Les aveux des paramilitaires ont pourtant conduit la justice ordinaire à poursuivre leurs complices. Plus de 200 personnalités politiques - 28 sénateurs, 16 députés, 17 gouverneurs, 120 maires et 18 conseillers municipaux - font l’objet d’une enquête. Cent quarante militaires sont aussi sur la sellette. « Là aussi, il ne s’agit probablement que d’un début », admet M. Gonzalez.
L’extradition, en mai 2008, de 13 chefs paramilitaires, demandés par la justice des Etats-Unis pour trafic de drogue, complique la tâche du parquet. Le gouvernement a pris la décision d’extrader ces détenus au motif qu’ils continuaient de leur cellule à diriger leurs réseaux mafieux. « Mais c’est la vérité qui a été extradée », assure un jeune juge d’instruction. Et de rappeler : « Ce sont ces chefs qui négociaient avec les élites locales et avec les militaires ». Les « confessions à distance » par téléconférence sont difficiles et coûteuses à organiser. Faute de bénéfices judiciaires, les chefs paramilitaires n’ont plus aucune raison d’avouer.
Seules les organisations de défense des droits des victimes s’en inquiétent. « L’apathie de la société colombienne est inimaginable, remarque M. Gonzalez.
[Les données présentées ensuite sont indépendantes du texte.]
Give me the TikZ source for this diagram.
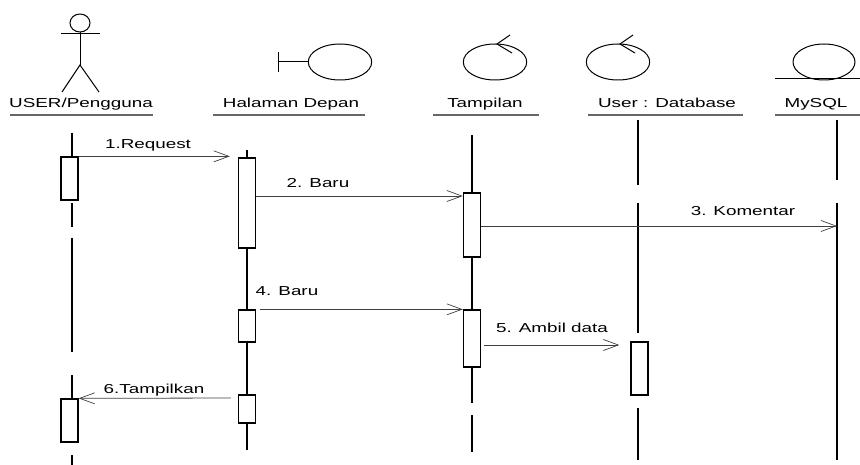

La presse, ou du moins une partie, tente de faire son travail, mais l’horreur s’est banalisée et l’opinion publique ne réagit plus. La guerre menée par les paramilitaires a duré plus de vingt ans, c’est très long ». Le procureur soupire une nouvelle fois en concluant : « Et dire qu’il manque encore les aveux de toute la guérilla... »
Marie Delcas
25 ANS DE TERREUR
Années 1980 Les premières milices antiguérilla apparaissent, au service des narcotrafiquants et de grands propriétaires terriens.
1997 Carlos Castaño fédère les milices au sein des Autodéfenses unies de Colombie (AUC) et les dote d’un discours politique.
2002 Le président Alvaro Uribe promet de vaincre la guérilla. Les paramilitaires décrètent une trêve.
2003-2005 32 000 paramilitaires déposent les armes.
2006 Le gouvernement envoie en prison 59 chefs paramilitaires.
2007 Six parlementaires sont mis en examen et emprisonnés sur la base des aveux des paramilitaires. C’est le début du scandale de la « parapolitique ».
2008 Treize chefs paramilitaires sont extradés vers les Etats-Unis.
2009 Diego Murillo, alias « Don Berna », est condamné à 31 ans de prison à New York.